While Wall Street might place a high value on nascent companies like Tesla and Rivian, the Ford CEO said those new entries are going to face some serious challenges ramping things up as they go from niche to mainstream players.
“The new startups would love to have the industrial knowledge of Ford Blue,” said Farley.
On Tuesday, Stellantis CEO Carlos Tavares pointed to the ongoing quality issues at startups, especially Tesla, an issue analysts believe will be a growing problem as it tries to broaden its appeal.
But Ford could face challenges of its own in putting in place the new organizational structure outlined by Farley and his top lieutenants. During the Q&A session, the CEO was reminded of the problems other automotive manufacturers have faced implementing major reorganizations.
Among the most notable was the disastrous shakeup at General Motors in the mid-1980s which saw it divide auto operations up into mainstream and high-line brands. According to former Wall Street analyst Maryann Keller, GM was virtually paralyzed for two years trying to make the new enterprise work.
Farley said he was well aware of the challenges ahead and promised steps are being put in place to keep things moving forward.
The CEO made it clear Ford is not just looking to the past, or just studying traditional rival brands like GM. It’s looking closely at new companies like Tesla to understand how to improve its customer experience.
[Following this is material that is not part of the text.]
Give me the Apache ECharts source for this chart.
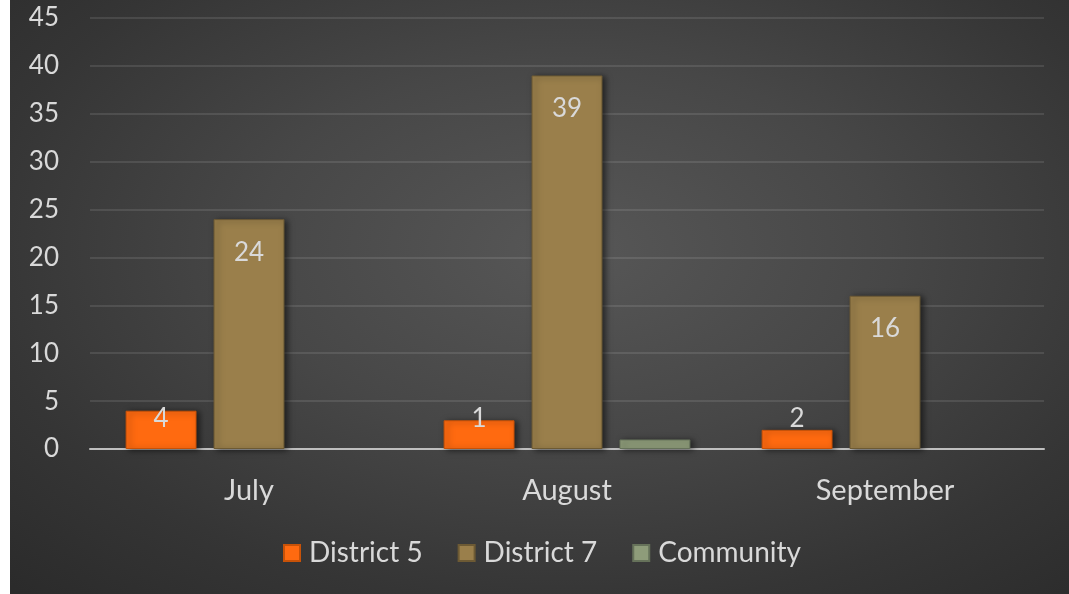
<!DOCTYPE html>
<html><head><meta charset="utf-8">
<script src="https://cdn.jsdelivr.net/npm/echarts@6/dist/echarts.min.js"></script>
<style>
html,body{margin:0;padding:0;background:#fff;width:1069px;height:594px;overflow:hidden}
#chart{position:absolute;left:10px;top:0;width:1059px;height:594px;
background:radial-gradient(ellipse 75% 80% at 53% 42%, #575757 0%, #474747 40%, #353535 75%, #2b2b2b 100%);}
</style></head>
<body><div id="chart"></div>
<script>
const categories = ['July', 'August', 'September'];
const district5 = [4, 3, 2];
const district5Labels = ['4', '1', '2'];
const district7 = [24, 39, 16];
const district7Labels = ['24', '39', '16'];
const community = [0, 1, 0];
const yTicks = [0, 45, 5];

const chart = echarts.init(document.getElementById('chart'), null, {renderer: 'canvas'});
const FONT = 'Lato';
const txt = '#d9d9d9';
const shadow = {shadowColor: 'rgba(0,0,0,0.55)', shadowBlur: 6, shadowOffsetX: 3, shadowOffsetY: 1};

function hideZeros(arr) {
  return arr.map(v => v === 0 ? {value: v, itemStyle: {opacity: 0}} : v);
}
function smallLabel(labels) {
  return {show: true, position: 'insideBottom', distance: 17, color: txt, fontFamily: FONT, fontSize: 26,
    formatter: p => labels[p.dataIndex]};
}
function topLabel(labels) {
  return {show: true, position: 'insideTop', distance: 20, color: txt, fontFamily: FONT, fontSize: 26,
    formatter: p => labels[p.dataIndex]};
}

chart.setOption({
  animation: false,
  backgroundColor: 'transparent',
  grid: {left: 80, right: 25, top: 18, bottom: 145, containLabel: false},
  legend: {
    left: 268, top: 534, itemWidth: 16, itemHeight: 16, itemGap: 35,
    icon: 'rect',
    textStyle: {color: txt, fontFamily: FONT, fontSize: 28, padding: [0, 0, 0, 4]},
    data: ['District 5', 'District 7', 'Community']
  },
  xAxis: {
    type: 'category', data: categories,
    axisLine: {lineStyle: {color: '#bfbfbf', width: 2}},
    axisTick: {show: false},
    axisLabel: {color: txt, fontFamily: FONT, fontSize: 29, margin: 27}
  },
  yAxis: {
    type: 'value', min: yTicks[0], max: yTicks[1], interval: yTicks[2],
    axisLine: {show: false}, axisTick: {show: false},
    axisLabel: {color: txt, fontFamily: FONT, fontSize: 26, margin: 31},
    splitLine: {lineStyle: {color: 'rgba(255,255,255,0.1)', width: 2}}
  },
  series: [
    {name: 'District 5', type: 'bar', data: district5, barWidth: '22.3%', barGap: '24%',
      itemStyle: Object.assign({color: '#ff6a10', borderColor: '#c85208', borderWidth: 1}, shadow),
      label: smallLabel(district5Labels)},
    {name: 'District 7', type: 'bar', data: district7, barWidth: '22.3%', barGap: '24%',
      itemStyle: Object.assign({color: '#9a7f4b', borderColor: '#6d5a34', borderWidth: 1}, shadow),
      label: topLabel(district7Labels)},
    {name: 'Community', type: 'bar', data: hideZeros(community), barWidth: '22.3%', barGap: '24%',
      itemStyle: Object.assign({color: '#8e9c7a', borderColor: '#66725a', borderWidth: 1}, shadow),
      label: {show: false}}
  ]
});
</script></body></html>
Ford also plans to work with dealers to shakeup its century-old retail model. But it does not plan to abandon the franchise dealer system, he emphasized.
All about winning
Dealers, he said, “are pumped up” about what’s coming, but he also mentioned, somewhat cryptically, that “they will have to specialize” going forward.
What’s become increasingly clear in recent weeks as more and more legacy automakers announce new plans, is that there will be no room for business as usual in the auto industry. And that, said Farley, opens up opportunities, as much as it raises risks.
“Is this about winning?” he said to conclude the Wednesday session. “One hundred percent. We want beat the old players. We now want beat the new players,” too.